Genomic Next-Token Predictors are In-Context Learners
Nathan Breslow, Aayush Mishra, Mahler Revsine, Michael C. Schatz, Anqi Liu, Daniel Khashabi
TL;DR
The paper addresses whether in-context learning (ICL) can emerge in non-linguistic domains by testing a genomic next-nucleotide predictor (Evo2) against linguistic baselines using a cross-domain bitstring induction framework. It introduces a controlled setup where symbolic transformations are rendered in both genomic (A/C/G/T) and linguistic forms, and evaluates exact-match accuracy as the number of demonstrations grows, formalizing metrics with Monte Carlo sampling and a mode baseline. Results show that both Evo2 and Qwen3 exhibit log-linear improvements in accuracy with increasing demonstrations, with Evo2 achieving strong, and often superior, ICL performance at comparable scales compared to language models. These findings support a modality-agnostic view of ICL arising from large-scale predictive compression over rich sequence data and motivate broader cross-domain investigations into the mechanisms and scope of emergent meta-learning.
Abstract
In-context learning (ICL) -- the capacity of a model to infer and apply abstract patterns from examples provided within its input -- has been extensively studied in large language models trained for next-token prediction on human text. In fact, prior work often attributes this emergent behavior to distinctive statistical properties in human language. This raises a fundamental question: can ICL arise organically in other sequence domains purely through large-scale predictive training? To explore this, we turn to genomic sequences, an alternative symbolic domain rich in statistical structure. Specifically, we study the Evo2 genomic model, trained predominantly on next-nucleotide (A/T/C/G) prediction, at a scale comparable to mid-sized LLMs.

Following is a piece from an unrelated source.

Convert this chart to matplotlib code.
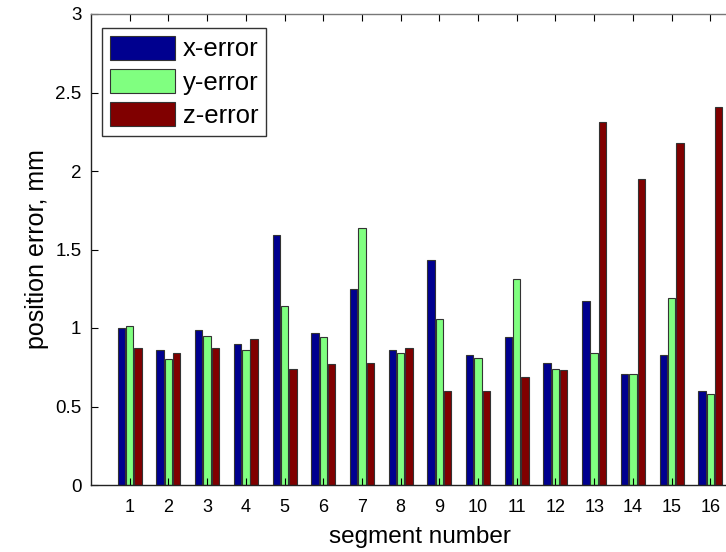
import matplotlib
matplotlib.use("Agg")
import matplotlib.pyplot as plt
import numpy as np

segments = list(range(1, 17))
x_error = [1.00, 0.86, 0.99, 0.90, 1.59, 0.97, 1.25, 0.86, 1.43, 0.83, 0.94, 0.78, 1.17, 0.71, 0.83, 0.60]
y_error = [1.01, 0.80, 0.95, 0.86, 1.14, 0.94, 1.64, 0.84, 1.06, 0.81, 1.31, 0.74, 0.84, 0.71, 1.19, 0.58]
z_error = [0.87, 0.84, 0.87, 0.93, 0.74, 0.77, 0.78, 0.87, 0.60, 0.60, 0.69, 0.73, 2.31, 1.95, 2.18, 2.41]
series_names = ["x-error", "y-error", "z-error"]
colors = ["#00008F", "#80FF80", "#800000"]
yticks = [0, 0.5, 1, 1.5, 2, 2.5, 3]
ytick_labels = ["0", "0.5", "1", "1.5", "2", "2.5", "3"]

plt.rcParams['font.family'] = ['Liberation Sans', 'DejaVu Sans']

W, H = 726, 552
fig = plt.figure(figsize=(W / 100, H / 100), dpi=100)
ax = fig.add_axes([91 / W, 1 - 485 / H, (749 - 91) / W, (485 - 14) / H])

x = np.array(segments, dtype=float)
offs = [-0.215, 0.0, 0.215]
bw = 0.19
for vals, name, c, o in zip([x_error, y_error, z_error], series_names, colors, offs):
    ax.bar(x + o, vals, width=bw, color=c, edgecolor="#333333", linewidth=0.8, label=name)

ax.set_xlim(0, 17)
ax.set_ylim(0, 3)
ax.set_xticks(segments)
ax.set_xticklabels([str(s) for s in segments], fontsize=13)
ax.set_yticks(yticks)
ax.set_yticklabels(ytick_labels, fontsize=13.5)
ax.tick_params(direction="in", top=True, right=True, length=5, width=0.8)
ax.tick_params(axis="x", pad=10)
ax.tick_params(axis="y", pad=7)
for s in ax.spines.values():
    s.set_linewidth(1.0)
    s.set_color("#222222")
ax.spines['top'].set_color("#777777")

ax.set_xlabel("segment number", fontsize=17.5, labelpad=7)
ax.set_ylabel("position error, mm", fontsize=18, labelpad=4)

leg = ax.legend(loc="upper left", bbox_to_anchor=(102 / W, 1 - 28 / H), bbox_transform=fig.transFigure,
                fontsize=18.5, frameon=True, fancybox=False, edgecolor="black",
                handlelength=2.55, handleheight=1.05, handletextpad=0.3, borderpad=0.3,
                labelspacing=0.3, borderaxespad=0)
leg.get_frame().set_linewidth(1.0)

fig.savefig("out.png", dpi=100)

We develop a controlled experimental framework comprising symbolic reasoning tasks instantiated in both linguistic and genomic forms, enabling direct comparison of ICL across genomic and linguistic models. Our results show that genomic models, like their linguistic counterparts, exhibit log-linear gains in pattern induction as the number of in-context demonstrations increases. To the best of our knowledge, this is the first evidence of organically emergent ICL in genomic sequences, supporting the hypothesis that ICL arises as a consequence of large-scale predictive modeling over rich data. These findings extend emergent meta-learning beyond language, pointing toward a unified, modality-agnostic view of in-context learning.